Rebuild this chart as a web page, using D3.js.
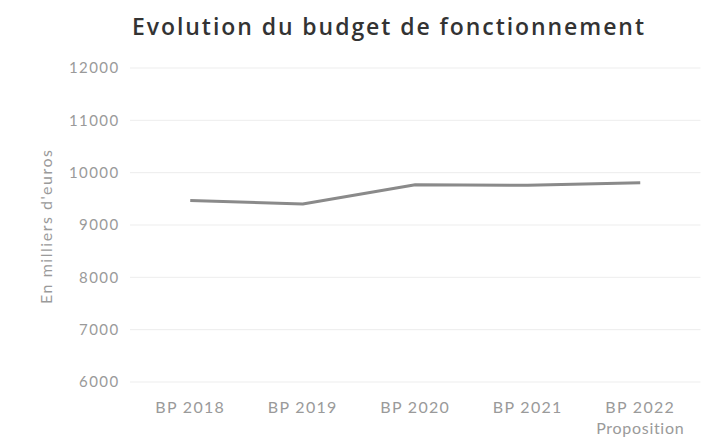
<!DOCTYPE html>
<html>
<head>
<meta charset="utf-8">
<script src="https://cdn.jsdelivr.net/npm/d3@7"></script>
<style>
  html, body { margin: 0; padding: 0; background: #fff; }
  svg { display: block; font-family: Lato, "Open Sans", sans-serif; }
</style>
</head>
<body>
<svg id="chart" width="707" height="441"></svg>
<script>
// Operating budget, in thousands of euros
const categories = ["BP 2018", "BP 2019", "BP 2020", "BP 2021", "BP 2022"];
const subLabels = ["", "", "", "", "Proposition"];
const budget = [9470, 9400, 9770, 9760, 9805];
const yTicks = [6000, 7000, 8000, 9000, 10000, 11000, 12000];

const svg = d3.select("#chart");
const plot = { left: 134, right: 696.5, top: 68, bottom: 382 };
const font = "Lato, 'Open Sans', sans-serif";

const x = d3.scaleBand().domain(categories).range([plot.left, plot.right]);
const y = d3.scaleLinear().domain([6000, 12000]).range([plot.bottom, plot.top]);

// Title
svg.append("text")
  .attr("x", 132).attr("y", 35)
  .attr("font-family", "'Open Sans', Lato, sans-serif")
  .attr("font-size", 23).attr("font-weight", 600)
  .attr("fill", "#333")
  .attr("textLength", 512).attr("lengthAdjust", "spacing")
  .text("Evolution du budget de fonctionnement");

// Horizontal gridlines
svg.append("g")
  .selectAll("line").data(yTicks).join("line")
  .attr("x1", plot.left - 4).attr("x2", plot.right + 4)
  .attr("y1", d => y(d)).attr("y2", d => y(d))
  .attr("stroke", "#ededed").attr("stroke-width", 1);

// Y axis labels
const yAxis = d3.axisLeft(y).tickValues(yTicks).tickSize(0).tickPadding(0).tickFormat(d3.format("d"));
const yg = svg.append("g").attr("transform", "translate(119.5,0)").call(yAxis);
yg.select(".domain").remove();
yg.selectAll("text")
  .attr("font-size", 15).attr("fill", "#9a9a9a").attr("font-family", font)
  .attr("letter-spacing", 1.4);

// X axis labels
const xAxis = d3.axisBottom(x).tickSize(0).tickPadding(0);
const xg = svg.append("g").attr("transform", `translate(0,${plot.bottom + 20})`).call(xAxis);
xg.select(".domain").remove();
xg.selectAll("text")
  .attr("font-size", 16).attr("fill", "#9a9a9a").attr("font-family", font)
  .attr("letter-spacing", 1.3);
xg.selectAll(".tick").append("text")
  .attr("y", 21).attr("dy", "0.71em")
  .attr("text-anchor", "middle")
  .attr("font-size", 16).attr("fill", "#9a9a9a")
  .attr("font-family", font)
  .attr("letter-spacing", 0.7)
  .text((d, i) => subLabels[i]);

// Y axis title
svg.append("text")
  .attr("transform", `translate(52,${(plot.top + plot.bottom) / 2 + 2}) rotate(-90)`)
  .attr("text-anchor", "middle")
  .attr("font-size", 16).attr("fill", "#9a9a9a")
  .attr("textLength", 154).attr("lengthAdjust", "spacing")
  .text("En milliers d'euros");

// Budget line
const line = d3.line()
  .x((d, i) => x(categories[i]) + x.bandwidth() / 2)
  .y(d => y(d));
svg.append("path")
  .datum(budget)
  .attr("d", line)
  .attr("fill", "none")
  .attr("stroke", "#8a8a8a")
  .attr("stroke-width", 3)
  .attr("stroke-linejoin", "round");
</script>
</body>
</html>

━━━━

**Your task:** Quote the material exactly. Pictures stay out.

**The output:**
Rebuild this chart as a web page, using D3.js.
<!DOCTYPE html>
<html>
<head>
<meta charset="utf-8">
<script src="https://cdn.jsdelivr.net/npm/d3@7"></script>
<style>
  html, body { margin: 0; padding: 0; background: #fff; }
  svg { display: block; font-family: Lato, "Open Sans", sans-serif; }
</style>
</head>
<body>
<svg id="chart" width="707" height="441"></svg>
<script>
// Operating budget, in thousands of euros
const categories = ["BP 2018", "BP 2019", "BP 2020", "BP 2021", "BP 2022"];
const subLabels = ["", "", "", "", "Proposition"];
const budget = [9470, 9400, 9770, 9760, 9805];
const yTicks = [6000, 7000, 8000, 9000, 10000, 11000, 12000];

const svg = d3.select("#chart");
const plot = { left: 134, right: 696.5, top: 68, bottom: 382 };
const font = "Lato, 'Open Sans', sans-serif";

const x = d3.scaleBand().domain(categories).range([plot.left, plot.right]);
const y = d3.scaleLinear().domain([6000, 12000]).range([plot.bottom, plot.top]);

// Title
svg.append("text")
  .attr("x", 132).attr("y", 35)
  .attr("font-family", "'Open Sans', Lato, sans-serif")
  .attr("font-size", 23).attr("font-weight", 600)
  .attr("fill", "#333")
  .attr("textLength", 512).attr("lengthAdjust", "spacing")
  .text("Evolution du budget de fonctionnement");

// Horizontal gridlines
svg.append("g")
  .selectAll("line").data(yTicks).join("line")
  .attr("x1", plot.left - 4).attr("x2", plot.right + 4)
  .attr("y1", d => y(d)).attr("y2", d => y(d))
  .attr("stroke", "#ededed").attr("stroke-width", 1);

// Y axis labels
const yAxis = d3.axisLeft(y).tickValues(yTicks).tickSize(0).tickPadding(0).tickFormat(d3.format("d"));
const yg = svg.append("g").attr("transform", "translate(119.5,0)").call(yAxis);
yg.select(".domain").remove();
yg.selectAll("text")
  .attr("font-size", 15).attr("fill", "#9a9a9a").attr("font-family", font)
  .attr("letter-spacing", 1.4);

// X axis labels
const xAxis = d3.axisBottom(x).tickSize(0).tickPadding(0);
const xg = svg.append("g").attr("transform", `translate(0,${plot.bottom + 20})`).call(xAxis);
xg.select(".domain").remove();
xg.selectAll("text")
  .attr("font-size", 16).attr("fill", "#9a9a9a").attr("font-family", font)
  .attr("letter-spacing", 1.3);
xg.selectAll(".tick").append("text")
  .attr("y", 21).attr("dy", "0.71em")
  .attr("text-anchor", "middle")
  .attr("font-size", 16).attr("fill", "#9a9a9a")
  .attr("font-family", font)
  .attr("letter-spacing", 0.7)
  .text((d, i) => subLabels[i]);

// Y axis title
svg.append("text")
  .attr("transform", `translate(52,${(plot.top + plot.bottom) / 2 + 2}) rotate(-90)`)
  .attr("text-anchor", "middle")
  .attr("font-size", 16).attr("fill", "#9a9a9a")
  .attr("textLength", 154).attr("lengthAdjust", "spacing")
  .text("En milliers d'euros");

// Budget line
const line = d3.line()
  .x((d, i) => x(categories[i]) + x.bandwidth() / 2)
  .y(d => y(d));
svg.append("path")
  .datum(budget)
  .attr("d", line)
  .attr("fill", "none")
  .attr("stroke", "#8a8a8a")
  .attr("stroke-width", 3)
  .attr("stroke-linejoin", "round");
</script>
</body>
</html>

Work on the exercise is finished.